Spending hours in synagogue on Yom Kippur — the 25-hour-fast that this year begins Sunday evening — can feel like involuntary confinement. But many Jews know literally what it is like to spend the High Holidays in prison.

Rabbis associated with the more than 40-year-old Florida-based Aleph Institute will visit Jewish inmates ahead of this Yom Kippur, as some have done for many years.

In addition to serving Jewish inmates and their families, the institute assists US military personnel and those who are institutionalized or at risk for incarceration due to mental illness or addiction, as well as their family members.

Mendy Katz, a Chabad rabbi and the institute’s Miami-based director of outreach programs, told JNS that he has visited prisoners around Yom Kippur for nearly three decades.

“Everyone in prison feels the heavy load of justice and understands what it means to be judged and to be sentenced,” Katz said. “They also understand the concepts of compassion, repentance and forgiveness.”

High Holiday central themes are “very consistent with what incarcerated individuals go through on a daily basis,” he added. “It’s pretty easy to talk about the themes of Yom Kippur with them.”

Some prisoners are very remorseful, while others are less so, in Katz’s experience. “Everyone is different,” he said.

Yisroel Baumgarten, a rabbi who works at Chabad Young Professionals in Brooklyn, began visiting prisons as an Aleph Institute volunteer before Yom Kippur two years ago.

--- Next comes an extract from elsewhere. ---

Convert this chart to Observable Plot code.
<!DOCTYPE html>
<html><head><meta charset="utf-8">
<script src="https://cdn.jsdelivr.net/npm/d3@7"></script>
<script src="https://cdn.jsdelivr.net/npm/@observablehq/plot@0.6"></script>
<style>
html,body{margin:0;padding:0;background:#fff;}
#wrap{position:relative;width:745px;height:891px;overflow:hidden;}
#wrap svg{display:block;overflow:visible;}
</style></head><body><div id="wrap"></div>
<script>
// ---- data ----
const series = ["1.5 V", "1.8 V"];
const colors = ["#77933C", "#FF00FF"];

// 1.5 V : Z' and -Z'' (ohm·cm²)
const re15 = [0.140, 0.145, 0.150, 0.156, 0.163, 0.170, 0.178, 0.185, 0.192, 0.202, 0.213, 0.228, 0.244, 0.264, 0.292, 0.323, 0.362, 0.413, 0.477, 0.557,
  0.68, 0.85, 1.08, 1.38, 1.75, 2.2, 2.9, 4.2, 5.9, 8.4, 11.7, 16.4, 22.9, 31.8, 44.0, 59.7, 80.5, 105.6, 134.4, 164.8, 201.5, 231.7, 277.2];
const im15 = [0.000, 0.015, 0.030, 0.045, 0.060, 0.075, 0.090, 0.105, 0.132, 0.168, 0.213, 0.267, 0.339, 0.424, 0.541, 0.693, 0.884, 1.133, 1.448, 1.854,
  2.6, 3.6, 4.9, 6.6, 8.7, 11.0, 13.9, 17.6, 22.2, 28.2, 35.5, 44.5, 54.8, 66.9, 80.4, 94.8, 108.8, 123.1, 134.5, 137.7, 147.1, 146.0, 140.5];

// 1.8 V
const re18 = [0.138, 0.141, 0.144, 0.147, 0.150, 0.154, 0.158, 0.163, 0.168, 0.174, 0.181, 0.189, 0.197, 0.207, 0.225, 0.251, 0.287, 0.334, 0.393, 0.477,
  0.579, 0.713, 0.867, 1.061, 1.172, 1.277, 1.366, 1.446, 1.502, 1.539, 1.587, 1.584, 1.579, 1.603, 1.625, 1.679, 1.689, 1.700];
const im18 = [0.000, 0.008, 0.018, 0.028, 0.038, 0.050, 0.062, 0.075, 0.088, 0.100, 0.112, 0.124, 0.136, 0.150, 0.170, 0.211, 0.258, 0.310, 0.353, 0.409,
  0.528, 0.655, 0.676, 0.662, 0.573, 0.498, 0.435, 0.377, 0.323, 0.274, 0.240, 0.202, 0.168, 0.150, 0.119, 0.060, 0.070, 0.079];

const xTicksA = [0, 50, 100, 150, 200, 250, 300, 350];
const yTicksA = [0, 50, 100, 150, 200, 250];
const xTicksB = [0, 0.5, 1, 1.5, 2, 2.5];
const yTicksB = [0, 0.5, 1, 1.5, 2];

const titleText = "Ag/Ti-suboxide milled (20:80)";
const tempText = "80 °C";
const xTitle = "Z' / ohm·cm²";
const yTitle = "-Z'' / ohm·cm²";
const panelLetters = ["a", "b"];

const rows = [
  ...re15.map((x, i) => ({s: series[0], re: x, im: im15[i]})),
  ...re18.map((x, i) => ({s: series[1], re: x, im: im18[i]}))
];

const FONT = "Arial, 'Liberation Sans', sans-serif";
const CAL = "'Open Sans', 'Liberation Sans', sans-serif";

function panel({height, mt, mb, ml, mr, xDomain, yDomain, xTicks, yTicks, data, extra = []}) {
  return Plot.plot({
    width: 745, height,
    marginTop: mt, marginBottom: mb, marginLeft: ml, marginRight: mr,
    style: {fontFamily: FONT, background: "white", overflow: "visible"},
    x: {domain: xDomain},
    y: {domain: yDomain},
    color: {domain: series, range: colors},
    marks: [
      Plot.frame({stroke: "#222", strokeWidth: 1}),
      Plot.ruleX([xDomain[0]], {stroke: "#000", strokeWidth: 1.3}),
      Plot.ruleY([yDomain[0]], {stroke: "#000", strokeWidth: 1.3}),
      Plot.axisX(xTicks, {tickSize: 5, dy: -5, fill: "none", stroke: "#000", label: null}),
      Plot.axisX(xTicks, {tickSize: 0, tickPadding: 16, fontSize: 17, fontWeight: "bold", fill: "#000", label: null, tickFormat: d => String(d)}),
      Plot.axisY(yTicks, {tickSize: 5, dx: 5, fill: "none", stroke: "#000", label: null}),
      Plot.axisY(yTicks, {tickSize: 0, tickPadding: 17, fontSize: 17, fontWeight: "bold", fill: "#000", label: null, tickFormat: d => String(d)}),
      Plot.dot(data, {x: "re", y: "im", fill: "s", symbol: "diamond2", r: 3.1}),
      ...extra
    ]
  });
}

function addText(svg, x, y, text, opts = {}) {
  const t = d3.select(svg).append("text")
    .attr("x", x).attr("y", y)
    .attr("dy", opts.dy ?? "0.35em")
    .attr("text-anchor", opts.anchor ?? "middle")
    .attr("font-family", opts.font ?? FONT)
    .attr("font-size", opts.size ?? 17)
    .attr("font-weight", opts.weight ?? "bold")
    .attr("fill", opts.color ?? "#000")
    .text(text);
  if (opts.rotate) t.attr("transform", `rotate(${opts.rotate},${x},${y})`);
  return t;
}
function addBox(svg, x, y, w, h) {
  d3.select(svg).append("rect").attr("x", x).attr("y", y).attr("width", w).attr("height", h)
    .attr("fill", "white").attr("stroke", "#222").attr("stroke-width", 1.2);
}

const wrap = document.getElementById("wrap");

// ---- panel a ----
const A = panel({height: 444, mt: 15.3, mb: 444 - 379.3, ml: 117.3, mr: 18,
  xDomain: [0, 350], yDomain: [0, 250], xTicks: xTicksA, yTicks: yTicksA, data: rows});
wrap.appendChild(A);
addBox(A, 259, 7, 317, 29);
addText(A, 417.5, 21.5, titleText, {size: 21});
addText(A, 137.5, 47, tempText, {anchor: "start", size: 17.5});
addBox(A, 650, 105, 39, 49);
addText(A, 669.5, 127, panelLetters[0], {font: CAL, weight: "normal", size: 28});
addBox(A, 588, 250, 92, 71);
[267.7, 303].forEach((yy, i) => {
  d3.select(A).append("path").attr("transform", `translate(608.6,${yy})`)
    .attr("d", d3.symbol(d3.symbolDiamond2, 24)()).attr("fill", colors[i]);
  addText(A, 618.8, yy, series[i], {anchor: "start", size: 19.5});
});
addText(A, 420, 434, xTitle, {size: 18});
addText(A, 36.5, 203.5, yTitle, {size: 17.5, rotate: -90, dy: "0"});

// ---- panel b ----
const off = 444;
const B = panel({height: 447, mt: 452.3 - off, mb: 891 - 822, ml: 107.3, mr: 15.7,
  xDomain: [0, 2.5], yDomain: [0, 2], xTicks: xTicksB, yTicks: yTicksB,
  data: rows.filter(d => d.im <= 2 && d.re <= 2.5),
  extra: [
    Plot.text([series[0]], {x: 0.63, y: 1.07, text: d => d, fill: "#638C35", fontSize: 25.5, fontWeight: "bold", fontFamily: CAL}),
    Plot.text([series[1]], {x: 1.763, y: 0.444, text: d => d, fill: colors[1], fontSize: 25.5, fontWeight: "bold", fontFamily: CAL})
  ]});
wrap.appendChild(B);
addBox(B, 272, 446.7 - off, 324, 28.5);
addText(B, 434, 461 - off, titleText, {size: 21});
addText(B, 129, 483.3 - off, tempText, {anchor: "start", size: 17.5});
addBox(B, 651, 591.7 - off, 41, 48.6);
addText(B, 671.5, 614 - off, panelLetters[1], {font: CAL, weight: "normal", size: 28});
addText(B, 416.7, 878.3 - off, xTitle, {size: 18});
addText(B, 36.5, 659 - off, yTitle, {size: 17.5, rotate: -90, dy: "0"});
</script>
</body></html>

“What makes me go back is seeing the appreciation that the prisoners have for the visits and how much it means for them,” he said. “There was a fellow we visited this summer who said we were the only visitors he’s had in years.”

“It’s just raw emotions when you’re there,” Baumgarten added. “You really see the appreciation.”

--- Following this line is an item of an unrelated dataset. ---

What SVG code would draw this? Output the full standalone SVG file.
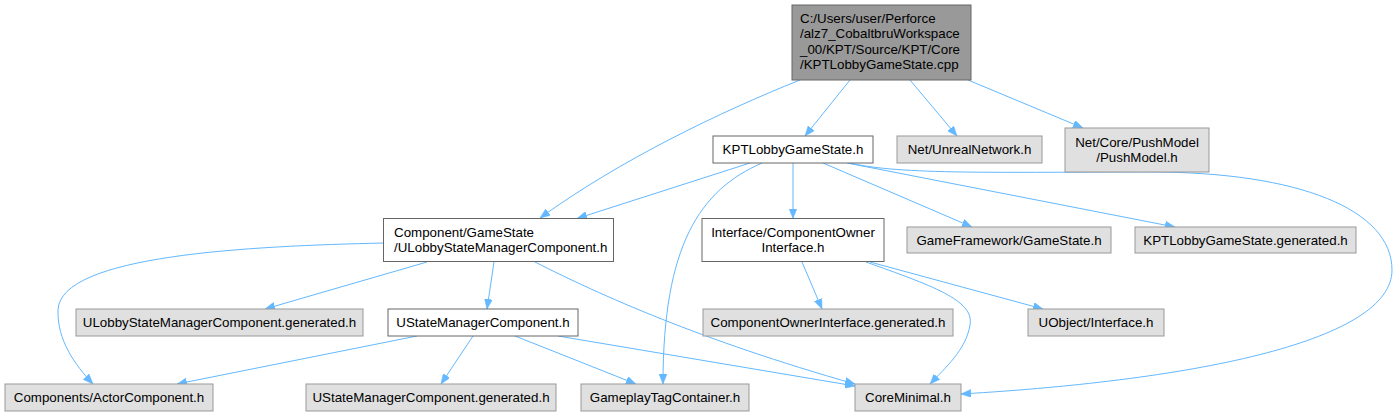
<svg xmlns="http://www.w3.org/2000/svg" width="1397" height="416" viewBox="0 0 1397 416">
<style>
text{font-family:"Liberation Sans",Arial,sans-serif;font-size:13.33px;fill:#000}
.c{text-anchor:middle}
.s{text-anchor:start}
.root rect{fill:#999999;stroke:#666666;stroke-width:1}
.mid rect{fill:#ffffff;stroke:#666666;stroke-width:1}
.leaf rect{fill:#e0e0e0;stroke:#999999;stroke-width:1}
#edges path{fill:none;stroke:#63b8ff;stroke-width:1;marker-end:url(#ah)}
</style>
<defs>
<marker id="ah" markerUnits="userSpaceOnUse" markerWidth="10" markerHeight="8" refX="10" refY="4" orient="auto" viewBox="0 0 10 8">
<path d="M0,0 L10,4 L0,8 z" fill="#63b8ff" stroke="#63b8ff" stroke-width="0.5"/>
</marker>
</defs>
<rect width="1397" height="416" fill="#ffffff"/>
<g id="edges">
<path d="M800,80 C720,112 620,160 540,218"/>
<path d="M850,80 L805,136"/>
<path d="M910,80 L957,136"/>
<path d="M968,80 L1083,128"/>
<path d="M750,163 L577,218.5"/>
<path d="M762,163 C700,190 663,245 663,384"/>
<path d="M793,163 L793,218.5"/>
<path d="M823,163 L972,227"/>
<path d="M847,163 L1175,227"/>
<path d="M850,163 C900,175 1000,172 1150,172 C1300,172 1392,210 1392,270 C1392,340 1200,380 961,394"/>
<path d="M384,243 C250,246 60,255 58,310 C57,340 75,365 93,384"/>
<path d="M427,262 L265,309"/>
<path d="M494,262 L487,309"/>
<path d="M535,262 C600,295 700,340 855,384"/>
<path d="M417,336 L177,384"/>
<path d="M473,336 L441,384"/>
<path d="M515,336 L636,384"/>
<path d="M558,336 L855,386"/>
<path d="M802,262 L822,309"/>
<path d="M870,262 L1043,309"/>
<path d="M866,262 C930,285 975,300 970,325 C966,350 945,368 930,384"/>
</g>
<g id="node_root" class="root">
<rect x="792" y="5" width="179" height="75"/>
<text class="s" x="800" y="22.5">C:/Users/user/Perforce</text>
<text class="s" x="800" y="38">/alz7_CobaltbruWorkspace</text>
<text class="s" x="800" y="53.5">_00/KPT/Source/KPT/Core</text>
<text class="s" x="800" y="69">/KPTLobbyGameState.cpp</text>
</g>
<g id="node_kpt_h" class="mid">
<rect x="713" y="136" width="160" height="27"/>
<text class="c" x="793" y="154">KPTLobbyGameState.h</text>
</g>
<g id="node_unrealnetwork" class="leaf">
<rect x="897" y="136" width="145" height="27"/>
<text class="c" x="969.5" y="154">Net/UnrealNetwork.h</text>
</g>
<g id="node_pushmodel" class="leaf">
<rect x="1065" y="128" width="144" height="44"/>
<text class="c" x="1137" y="147">Net/Core/PushModel</text>
<text class="c" x="1137" y="162">/PushModel.h</text>
</g>
<g id="node_ulobby" class="mid">
<rect x="383.5" y="218.5" width="230" height="43"/>
<text class="s" x="394" y="236.5">Component/GameState</text>
<text class="s" x="394" y="252">/ULobbyStateManagerComponent.h</text>
</g>
<g id="node_interface" class="mid">
<rect x="702" y="218.5" width="182" height="43"/>
<text class="c" x="793" y="236.5">Interface/ComponentOwner</text>
<text class="c" x="793" y="252">Interface.h</text>
</g>
<g id="node_gamestate" class="leaf">
<rect x="907" y="227" width="204" height="26"/>
<text class="c" x="1009" y="244.5">GameFramework/GameState.h</text>
</g>
<g id="node_kpt_generated" class="leaf">
<rect x="1135" y="227" width="221" height="26"/>
<text class="c" x="1245.5" y="244.5">KPTLobbyGameState.generated.h</text>
</g>
<g id="node_ulobby_generated" class="leaf">
<rect x="76" y="309" width="287" height="27"/>
<text class="c" x="219.5" y="327">ULobbyStateManagerComponent.generated.h</text>
</g>
<g id="node_ustatemanager" class="mid">
<rect x="388" y="309" width="190" height="27"/>
<text class="c" x="483" y="327">UStateManagerComponent.h</text>
</g>
<g id="node_coi_generated" class="leaf">
<rect x="703" y="309" width="250" height="27"/>
<text class="c" x="828" y="327">ComponentOwnerInterface.generated.h</text>
</g>
<g id="node_uobject_interface" class="leaf">
<rect x="1028" y="309" width="136" height="27"/>
<text class="c" x="1096" y="327">UObject/Interface.h</text>
</g>
<g id="node_actorcomponent" class="leaf">
<rect x="5" y="384" width="208" height="27"/>
<text class="c" x="109" y="402">Components/ActorComponent.h</text>
</g>
<g id="node_ustatemanager_generated" class="leaf">
<rect x="306" y="384" width="250" height="27"/>
<text class="c" x="431" y="402">UStateManagerComponent.generated.h</text>
</g>
<g id="node_gameplaytag" class="leaf">
<rect x="581" y="384" width="168" height="27"/>
<text class="c" x="665" y="402">GameplayTagContainer.h</text>
</g>
<g id="node_coreminimal" class="leaf">
<rect x="855" y="384" width="106" height="27"/>
<text class="c" x="908" y="402">CoreMinimal.h</text>
</g>
</svg>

Sholom Lipskar, a Chabad rabbi and founder of the Shul of Bal Harbour in Surfside, Florida, told JNS that he was encouraged to created the Aleph Institute in 1981 by the Rebbe, the late Rabbi Menachem Mendel Schneerson. At the time, no one was addressing the needs of those in a limited environment, Rabbi Lipskar said. “They didn’t have access to all the spiritual needs that are critical for their lives and in particular their families, so we successfully filled that void.”

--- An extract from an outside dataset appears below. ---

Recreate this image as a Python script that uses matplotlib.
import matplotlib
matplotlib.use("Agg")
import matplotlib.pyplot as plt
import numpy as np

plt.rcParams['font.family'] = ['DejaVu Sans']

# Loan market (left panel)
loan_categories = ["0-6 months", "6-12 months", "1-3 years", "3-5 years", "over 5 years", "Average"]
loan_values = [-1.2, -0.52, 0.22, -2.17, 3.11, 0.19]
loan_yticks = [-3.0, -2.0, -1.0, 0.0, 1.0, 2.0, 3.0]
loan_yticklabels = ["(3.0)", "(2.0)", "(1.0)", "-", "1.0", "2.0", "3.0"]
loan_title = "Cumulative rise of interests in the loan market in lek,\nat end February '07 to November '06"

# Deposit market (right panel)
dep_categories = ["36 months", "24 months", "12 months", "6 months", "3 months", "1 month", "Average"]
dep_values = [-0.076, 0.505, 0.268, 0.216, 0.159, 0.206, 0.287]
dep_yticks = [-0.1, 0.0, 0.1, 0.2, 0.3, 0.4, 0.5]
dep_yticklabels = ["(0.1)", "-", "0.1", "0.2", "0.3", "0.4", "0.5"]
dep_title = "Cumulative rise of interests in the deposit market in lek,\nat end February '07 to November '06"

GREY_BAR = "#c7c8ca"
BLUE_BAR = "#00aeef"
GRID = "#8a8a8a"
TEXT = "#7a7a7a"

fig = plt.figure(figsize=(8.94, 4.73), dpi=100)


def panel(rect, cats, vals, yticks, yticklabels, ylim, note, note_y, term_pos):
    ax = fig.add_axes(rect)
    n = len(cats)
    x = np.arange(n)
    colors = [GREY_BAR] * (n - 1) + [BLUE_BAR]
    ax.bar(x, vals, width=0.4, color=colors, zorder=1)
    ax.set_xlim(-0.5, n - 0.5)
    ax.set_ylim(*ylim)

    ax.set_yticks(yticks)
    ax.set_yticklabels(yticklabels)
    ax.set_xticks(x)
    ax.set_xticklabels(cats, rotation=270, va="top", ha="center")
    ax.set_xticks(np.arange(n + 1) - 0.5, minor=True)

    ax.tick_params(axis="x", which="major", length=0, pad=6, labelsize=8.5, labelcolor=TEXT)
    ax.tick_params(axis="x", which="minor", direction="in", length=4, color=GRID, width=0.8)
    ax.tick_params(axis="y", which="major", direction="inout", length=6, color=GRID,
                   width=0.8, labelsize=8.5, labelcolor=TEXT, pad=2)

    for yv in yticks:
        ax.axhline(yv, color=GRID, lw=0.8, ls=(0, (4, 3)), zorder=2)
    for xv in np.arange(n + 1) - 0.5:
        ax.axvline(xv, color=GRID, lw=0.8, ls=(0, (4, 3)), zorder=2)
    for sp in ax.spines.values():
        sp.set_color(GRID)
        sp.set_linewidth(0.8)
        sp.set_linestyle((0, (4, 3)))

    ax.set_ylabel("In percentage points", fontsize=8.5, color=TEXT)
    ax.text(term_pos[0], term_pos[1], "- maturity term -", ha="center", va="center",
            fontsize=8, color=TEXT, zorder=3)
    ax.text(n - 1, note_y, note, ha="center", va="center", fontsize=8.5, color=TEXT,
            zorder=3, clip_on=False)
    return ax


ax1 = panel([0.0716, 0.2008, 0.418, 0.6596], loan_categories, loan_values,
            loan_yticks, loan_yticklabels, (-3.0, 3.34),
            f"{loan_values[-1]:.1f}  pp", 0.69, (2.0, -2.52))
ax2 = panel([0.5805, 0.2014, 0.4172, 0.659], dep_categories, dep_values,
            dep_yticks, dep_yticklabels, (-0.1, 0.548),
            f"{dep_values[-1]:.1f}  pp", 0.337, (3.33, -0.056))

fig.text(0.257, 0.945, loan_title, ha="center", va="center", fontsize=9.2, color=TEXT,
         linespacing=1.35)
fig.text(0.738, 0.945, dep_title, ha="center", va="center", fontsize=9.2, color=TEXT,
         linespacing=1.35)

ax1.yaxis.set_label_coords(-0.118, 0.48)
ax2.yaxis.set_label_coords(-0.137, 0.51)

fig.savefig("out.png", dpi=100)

The institute serves those of all backgrounds and faiths, who need not be Jewish. “It’s a Jewish-run program that addresses all needs for Jewish people,” he said. “We also address the needs for the general community that are deemed necessary.”

Rabbi Lipskar, whom the Rebbe sent as an emissary with his wife, Chana, to South Florida in the late 1960s, also founded the Chabad synagogue in Surfside in 1981. The shul’s current building, which recently underwent a $20 million renovation, turns 30 next year.

In 2009, Newsweek named the shul one of the 25 most vibrant congregations in America, saying that it is “one of the country’s most unorthodox Orthodox synagogues,” which reaches out “to Miami’s diverse Jewish population.”

What started with a handful of congregants and one weekly class is now a community of more than 3,000 people, including 800 families, and 50 classes are offered weekly, according to Rabbi Lipskar.

In June 2021, hundreds of volunteers prepared supplies at the shul following the collapse of the nearby Champlain Towers South condominium, where 98 people were killed. The shul served as a command center for weeks, helping to bolster first responders as well.

The community “participated in any way financially to make sure the rescuers had the proper food 24/7 and that everything was done at the highest level,” Rabbi Lipskar told JNS.